Earthquake Update: AGU has received confirmation that the city of Cuenca has not been impacted by the recent earthquake in Ecuador. Cuenca is further inland and is at 10,000 feet elevation. The Registration and Housing web sites are now open.

Tropical landscapes are of enormous importance. Accounting for about one-fifth of the global land mass, they produce most of the Earth’s streamflows and influence global as well as regional climates. In addition, because of the dual processes of climate change and deforestation, tropical landscapes are undergoing rapid changes. The effects of these changes on water and biogeochemical processes, at a range of scales, are enormous—but poorly understood (Wohl et al. 2012). We do know, for example, that deforestation will lead to changes in evapotranspiration, streamflow, and precipitation from local to regional scales (Coe et al. 2011, Ogden et al. 2013) and may even influence global climates (Avissar et al. 2002, Bonan 2008). Similarly, climate change will likely lead to large-scale and important changes in cloud and precipitation dynamics, atmospheric–vegetation feedbacks, and/or hydrologic cycles in the tropics (Immerzeel et al. 2010). In addition, deforestation has many other detrimental effects, including accelerated erosion, degradation of waterways, and loss of biodiversity.

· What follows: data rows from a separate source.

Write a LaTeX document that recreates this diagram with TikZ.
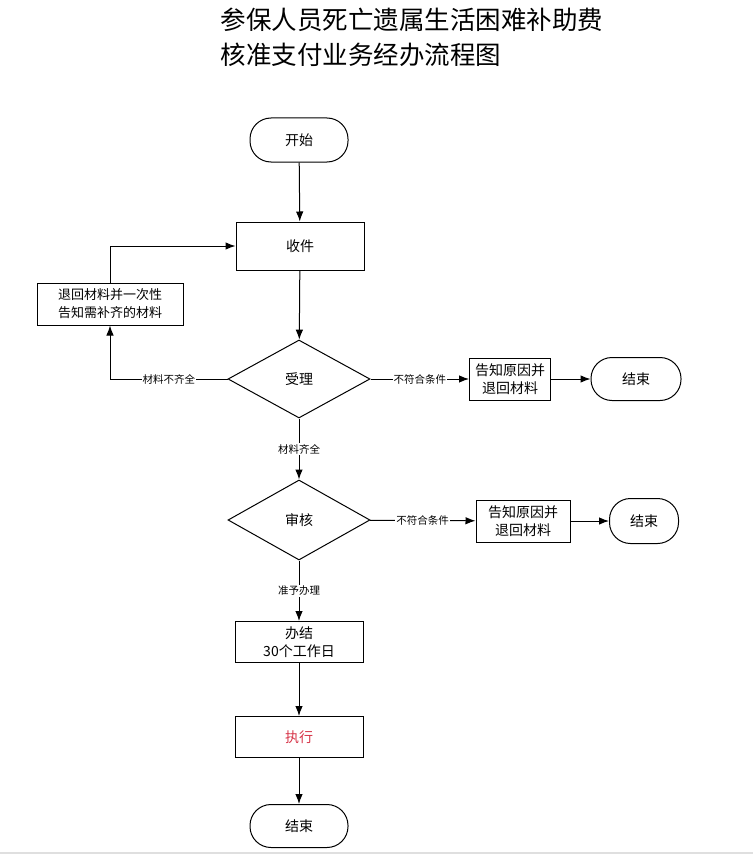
\documentclass[tikz,border=0pt]{standalone}
\usepackage{fontspec}
\newfontfamily\cjk{Noto Sans CJK SC}
\usetikzlibrary{shapes.geometric, arrows.meta, positioning}
\definecolor{execred}{RGB}{214,52,72}

\begin{document}
\begin{tikzpicture}[->,>={Latex[length=10pt,width=7.5pt]},x=1pt,y=-1pt,line width=1pt,
                    every node/.style={font=\cjk\fontsize{14}{18}\selectfont}]
  \tikzstyle{stadium}=[draw, rounded corners=21pt, minimum width=98pt, minimum height=44pt]
  \tikzstyle{process}=[draw, minimum width=128pt, minimum height=44pt, align=center]
  \tikzstyle{decision}=[draw, diamond, minimum width=142pt, minimum height=78pt]
  \tikzstyle{backbox}=[draw, align=center, minimum height=42pt, inner sep=2pt]
  \tikzstyle{tag}=[fill=white, inner sep=1pt, font=\cjk\fontsize{10.5}{12}\selectfont]

  \useasboundingbox (0,0) rectangle (753,856);

  % title
  \node[anchor=west, font=\cjk\fontsize{25.5}{30}\selectfont] (title1) at (217,20) {参保人员死亡遗属生活困难补助费};
  \node[anchor=west, font=\cjk\fontsize{25.5}{30}\selectfont] (title2) at (217,55) {核准支付业务经办流程图};

  \node[stadium]  (start)  at (299,140) {开始};
  \node[process, minimum height=48pt] (recv) at (300,246) {收件};
  \node[backbox, minimum width=146pt, font=\cjk\fontsize{13}{18}\selectfont]
                  (notice) at (110,304) {退回材料并一次性\\告知需补齐的材料};
  \node[decision] (accept) at (299,379) {受理};
  \node[backbox, minimum width=81pt]  (back1) at (510,379) {告知原因并\\退回材料};
  \node[stadium, minimum width=90pt, minimum height=43pt] (end1) at (636,379) {结束};
  \node[decision, minimum height=80pt] (review) at (299,520) {审核};
  \node[backbox, minimum width=94pt]  (back2) at (523,521) {告知原因并\\退回材料};
  \node[stadium, minimum width=69pt, minimum height=45pt] (end2) at (644,521) {结束};
  \node[process, minimum height=41pt] (finish) at (299,642) {办结\\30个工作日};
  \node[process, minimum height=41pt, text=execred] (exec) at (299,737) {执行};
  \node[stadium, minimum height=43pt] (end3) at (299,826) {结束};

  \path (start)  edge (recv)
        (recv)   edge (accept)
        (accept) edge node[tag] {不符合条件} (back1)
                 edge node[tag] {材料齐全} (review)
        (back1)  edge (end1)
        (review) edge node[tag] {不符合条件} (back2)
                 edge node[tag] {准予办理} (finish)
        (back2)  edge (end2)
        (finish) edge (exec)
        (exec)   edge (end3);

  % material missing loop
  \draw (accept.west) -| node[tag, pos=0.25] {材料不齐全} (notice.south);
  \draw (notice.north) |- (recv.west);

  \draw[-, gray!25, line width=2pt] (0,853) -- (753,853);
\end{tikzpicture}
\end{document}
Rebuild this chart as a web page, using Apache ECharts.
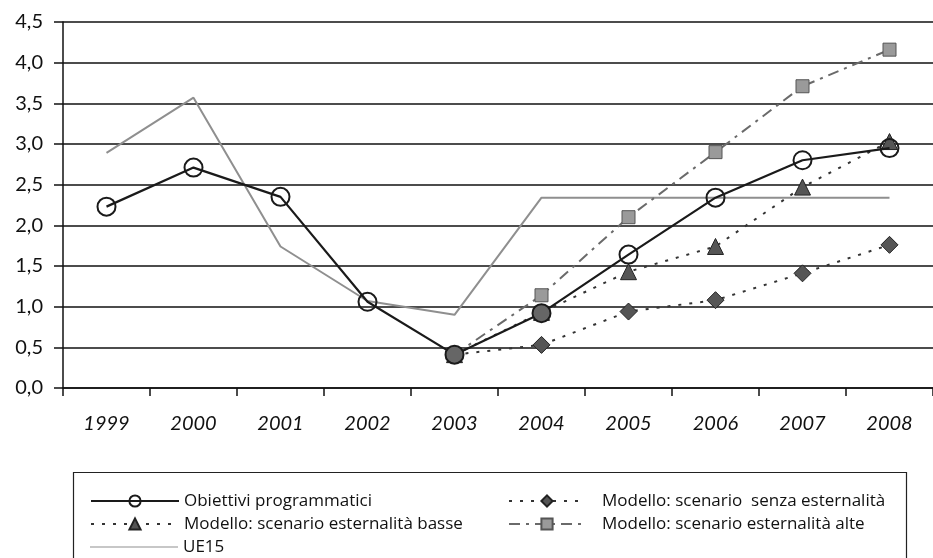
<!DOCTYPE html>
<html>
<head>
<meta charset="utf-8">
<script src="https://cdn.jsdelivr.net/npm/echarts@6/dist/echarts.min.js"></script>
<style>
html,body{margin:0;padding:0;background:#fff;}
#chart{width:933px;height:558px;}
</style>
</head>
<body>
<div id="chart"></div>
<script>
const years = ['1999','2000','2001','2002','2003','2004','2005','2006','2007','2008'];
const obiettivi = [2.23, 2.71, 2.35, 1.06, 0.41, 0.92, 1.64, 2.34, 2.80, 2.95];
const senza = [null, null, null, null, 0.41, 0.53, 0.94, 1.08, 1.41, 1.76];
const basse = [null, null, null, null, 0.41, 0.93, 1.43, 1.74, 2.47, 3.03];
const alte = [null, null, null, null, 0.41, 1.14, 2.10, 2.90, 3.71, 4.16];
const ue15 = [2.89, 3.57, 1.74, 1.07, 0.90, 2.34, 2.34, 2.34, 2.34, 2.34];
const yTicks = ['0,0','0,5','1,0','1,5','2,0','2,5','3,0','3,5','4,0','4,5'];

const names = {
  obiettivi: 'Obiettivi programmatici',
  basse: 'Modello: scenario esternalità basse',
  ue15: 'UE15',
  senza: 'Modello: scenario  senza esternalità',
  alte: 'Modello: scenario esternalità alte'
};

const FONT = 'Lato, "Noto Sans", sans-serif';
const LFONT = '"Open Sans", Lato, sans-serif';
const chart = echarts.init(document.getElementById('chart'));

function legendFor(name, left, top, width, pad, extra) {
  return {
    orient: 'horizontal', left: left, top: top,
    itemWidth: width, itemHeight: 14,
    textStyle: {fontFamily: LFONT, fontSize: 17, color: '#111', lineHeight: 18, padding: [0, 0, 0, pad]},
    data: [Object.assign({name: name}, extra || {})]
  };
}

chart.setOption({
  animation: false,
  backgroundColor: '#fff',
  grid: {left: 63, right: 0, top: 22, bottom: 170, containLabel: false},
  xAxis: {
    type: 'category',
    data: years,
    boundaryGap: true,
    axisLine: {lineStyle: {color: '#111', width: 1.5}},
    axisTick: {show: true, length: 8, lineStyle: {color: '#111', width: 1.5}},
    axisLabel: {fontFamily: FONT, fontSize: 20, fontStyle: 'italic', color: '#111', margin: 26}
  },
  yAxis: {
    type: 'value',
    min: 0, max: 4.5, interval: 0.5,
    axisLine: {show: true, lineStyle: {color: '#111', width: 1.5}},
    axisTick: {show: true, length: 9, lineStyle: {color: '#111', width: 1.5}},
    axisLabel: {
      fontFamily: FONT, fontSize: 20, color: '#111', margin: 20,
      formatter: (v) => yTicks[Math.round(v / 0.5)]
    },
    splitLine: {show: true, lineStyle: {color: '#111', width: 1.6}}
  },
  legend: [
    legendFor(names.obiettivi, 85, 487, 88, 0),
    legendFor(names.basse, 85, 510, 88, 0),
    legendFor(names.ue15, 85, 533, 88, 0, {icon: 'path://M0,0 L100,0 L100,1 L0,1 Z'}),
    legendFor(names.senza, 503, 487, 76, 12),
    legendFor(names.alte, 503, 510, 76, 12)
  ],
  graphic: [{
    type: 'rect',
    shape: {x: 73.5, y: 472.5, width: 833, height: 100},
    style: {fill: 'none', stroke: '#222', lineWidth: 1.2},
    silent: true
  }],
  series: [
    {
      name: names.ue15, type: 'line', data: ue15,
      symbol: 'none', z: 1,
      lineStyle: {color: '#8f8f8f', width: 2},
      itemStyle: {color: '#8f8f8f'}
    },
    {
      name: names.alte, type: 'line', data: alte,
      symbol: 'rect', symbolSize: 13, z: 2,
      lineStyle: {color: '#6a6a6a', width: 2, type: [11, 6, 3, 6]},
      itemStyle: {color: '#9a9a9a', borderColor: '#555', borderWidth: 1}
    },
    {
      name: names.senza, type: 'line', data: senza,
      symbol: 'diamond', symbolSize: 17, z: 3,
      lineStyle: {color: '#333', width: 2, type: [3, 8]},
      itemStyle: {color: '#555', borderColor: '#222', borderWidth: 1}
    },
    {
      name: names.basse, type: 'line', data: basse,
      symbol: 'triangle', symbolSize: 16, z: 3,
      lineStyle: {color: '#333', width: 2, type: [3, 8]},
      itemStyle: {color: '#555', borderColor: '#222', borderWidth: 1}
    },
    {
      name: names.obiettivi, type: 'line',
      data: obiettivi.map((v, i) => (i === 4 || i === 5) ? {value: v, itemStyle: {color: '#666'}} : v),
      symbol: 'circle', symbolSize: 18, z: 4,
      lineStyle: {color: '#1a1a1a', width: 2.2},
      itemStyle: {color: 'rgba(255,255,255,0)', borderColor: '#1a1a1a', borderWidth: 2}
    }
  ]
});
</script>
</body>
</html>
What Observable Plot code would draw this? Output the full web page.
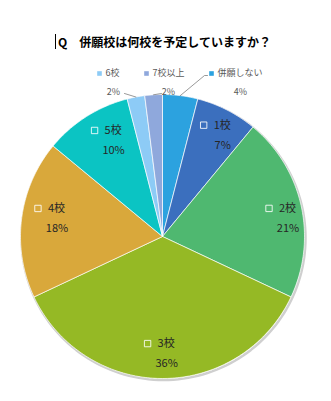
<!DOCTYPE html>
<html><head><meta charset="utf-8">
<script src="https://cdn.jsdelivr.net/npm/d3@7"></script>
<script src="https://cdn.jsdelivr.net/npm/@observablehq/plot@0.6"></script>
<style>
body{margin:0;background:#fff;font-family:"Noto Sans CJK JP",sans-serif;}
#wrap{position:relative;width:331px;height:401px;}
#title{position:absolute;left:55px;top:34px;border-left:1px solid #000;padding-left:2px;font-size:12px;font-weight:bold;line-height:15px;color:#000;white-space:nowrap;}
#chart{position:absolute;left:0;top:0;}
</style></head><body>
<div id="wrap"><div id="chart"></div><div id="title">Q　併願校は何校を予定していますか？</div></div>
<script>
// data (clockwise from 12 o'clock)
const categories = ["併願しない","1校","2校","3校","4校","5校","6校","7校以上"];
const values = [4, 7, 21, 36, 18, 10, 2, 2];
const colors = ["#2CA2DF","#3B6FBE","#4FB870","#95B925","#D9A83B","#0BC4C3","#8DCBF6","#8FA8DC"];
const outside = ["併願しない","6校","7校以上"];

// layout (pixel frame)
const W = 331, H = 401, CX = 162, CY = 236, R = 142;
const X = px => (px - CX) / R, Y = py => (CY - py) / R;
// inner label placement: radius fraction and angle nudge (degrees)
const innerLayout = {"1校": [0.83, 3.7], "2校": [0.893, 4.4], "3校": [0.825, -2], "4校": [0.754, 2.5], "5校": [0.759, 5.4]};

const total = d3.sum(values);
let acc = 0;
const slices = categories.map((c, i) => {
  const a0 = acc / total * 2 * Math.PI; acc += values[i];
  const a1 = acc / total * 2 * Math.PI;
  return {c, v: values[i], a0, a1, mid: (a0 + a1) / 2};
});
const polyPts = [];
for (const s of slices) {
  polyPts.push({c: s.c, x: 0, y: 0});
  const n = Math.max(2, Math.ceil((s.a1 - s.a0) / (Math.PI / 180)));
  for (let k = 0; k <= n; k++) {
    const a = s.a0 + (s.a1 - s.a0) * k / n;
    polyPts.push({c: s.c, x: Math.sin(a), y: Math.cos(a)});
  }
  polyPts.push({c: s.c, x: 0, y: 0});
}
const shadow = d3.range(0, 361, 2).map(d => ({x: Math.sin(d * Math.PI / 180), y: Math.cos(d * Math.PI / 180)}));

// inside labels
const inner = slices.filter(s => !outside.includes(s.c)).map(s => {
  const [rr, da] = innerLayout[s.c];
  const a = s.mid + da * Math.PI / 180;
  return {c: s.c, pct: s.v + "%", x: rr * Math.sin(a), y: rr * Math.cos(a)};
});
// outside labels layout
const outLayout = {
  "6校": {sq: [99, 73], pct: [113, 92], lead: [[124, 93]]},
  "7校以上": {sq: [146, 73], pct: [168, 92], lead: [[161, 93]]},
  "併願しない": {sq: [211, 73], pct: [240, 92], lead: [[204, 75], [207, 75]]}
};
const outer = slices.filter(s => outside.includes(s.c)).map(s => {
  const L = outLayout[s.c];
  return {c: s.c, pct: s.v + "%", sx: X(L.sq[0]), sy: Y(L.sq[1]), px: X(L.pct[0]), py: Y(L.pct[1]),
          lead: [{x: Math.sin(s.mid), y: Math.cos(s.mid)}, ...L.lead.map(p => ({x: X(p[0]), y: Y(p[1])}))]};
});
const leaders = outer.flatMap(o => o.lead.map(p => ({...p, c: o.c})));

const plot = Plot.plot({
  width: W, height: H, margin: 0, inset: 0,
  x: {domain: [X(0), X(W)], axis: null},
  y: {domain: [Y(H), Y(0)], axis: null},
  color: {domain: categories, range: colors},
  style: {fontFamily: "'Noto Sans CJK JP', sans-serif", background: "white"},
  marks: [
    Plot.line(shadow, {x: "x", y: "y", stroke: "#cfcfcf", strokeWidth: 2.5, dx: 1, dy: 1.5, curve: "linear"}),
    Plot.line(polyPts, {x: "x", y: "y", z: "c", fill: "c", stroke: "white", strokeWidth: 0.8, strokeOpacity: 0.85, curve: "linear"}),
    // inside labels
    Plot.dot(inner, {x: "x", y: "y", symbol: "square", r: 3.6, stroke: "white", strokeOpacity: 0.85, strokeWidth: 1, fill: "none", dx: -19, dy: -10}),
    Plot.text(inner, {x: "x", y: "y", text: "c", textAnchor: "start", dx: -9, dy: -10, fontSize: 11, fill: "#262626"}),
    Plot.text(inner, {x: "x", y: "y", text: "pct", dy: 10, fontSize: 11, fill: "#262626"}),
    // outside labels
    Plot.line(leaders, {x: "x", y: "y", z: "c", stroke: "#7f7f7f", strokeWidth: 0.8, curve: "linear"}),
    Plot.dot(outer, {x: "sx", y: "sy", fill: "c", symbol: "square", r: 2.6}),
    Plot.text(outer, {x: "sx", y: "sy", text: "c", textAnchor: "start", dx: 6, fontSize: 9, fill: "#595959"}),
    Plot.text(outer, {x: "px", y: "py", text: "pct", fontSize: 9, fill: "#595959"})
  ]
});
document.getElementById("chart").appendChild(plot);
</script>
</body></html>
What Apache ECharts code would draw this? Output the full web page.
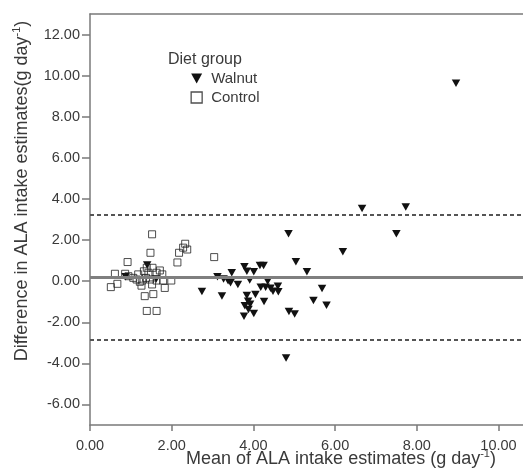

Given the accelerated pace of change, the importance of tropical landscapes, and our relatively poor understanding of tropical ecohydrology, the goal of this conference is to examine our current understanding of tropical ecohydrology and identify critical research needs. The conference will have the further aim of fostering greater interdisciplinary collaboration across the spectrum of ecological and hydrological sciences. In particular, we seek to improve the disciplinary ties between ecophysiologists and catchment hydrologists.